Rigged elections. Vigilante observers. Angry voters. The claims, threats and passions surrounding the presidential race have led communities around the U.S. to move polling places out of schools or cancel classes on Election Day.
The fear is that the ugly rhetoric of the campaign could escalate into confrontations and even violence in school hallways, endangering students.
“If anybody can sit there and say they don’t think this is a contentious election, then they aren’t paying much attention,” said Ed Tolan, police chief in Falmouth, Maine, which decided to call off classes on Election Day and put additional officers on duty Nov. 8.
Schools are popular polling places because they have plenty of parking and are usually centrally located. It’s difficult to say how many school-based polling places have been moved this year, given how decentralized the voting process is across the country.
But state and local officials say voting has been removed or classes have been canceled on Election Day at schools in Illinois, Maine, Nebraska, New Hampshire, Ohio, Pennsylvania, Wisconsin and elsewhere.
“There is a concern, just like at a concert, sporting event or other public gathering, that we didn’t have 15 or 20 years ago.
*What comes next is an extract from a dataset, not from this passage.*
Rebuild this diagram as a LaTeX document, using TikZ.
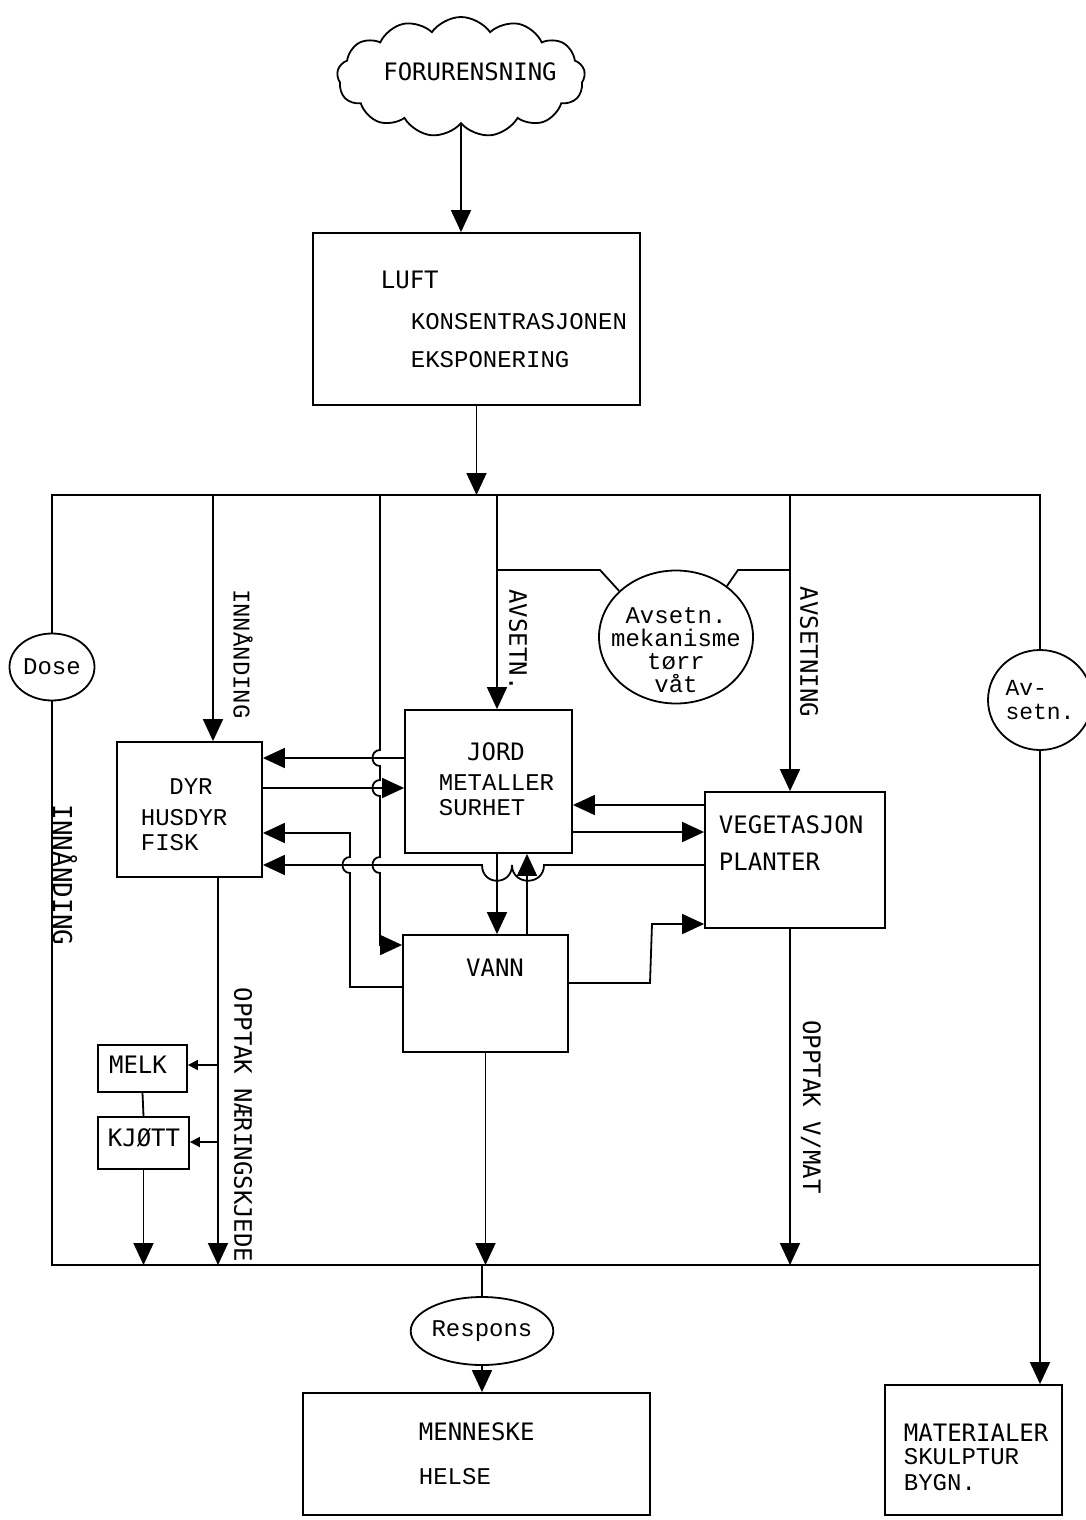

What if someone walks in a polling location with a backpack bomb or something?” said Georgia Secretary of State Brian Kemp, co-chairman of the National Association of Secretaries of State election committee. “If that happens at a school, then that’s certainly concerning.”
Easton Superintendent John Reinhart wanted to get voting out of schools altogether but was rebuffed by county election officials. So the school board canceled classes on Election Day.
“If you take the personalities away and cast the emotion with the election aside, one has to ask the question: ‘Are our schools the best places for that activity to take place?'” he said. “I just think we’ve reached the point where we need to look at other locations.”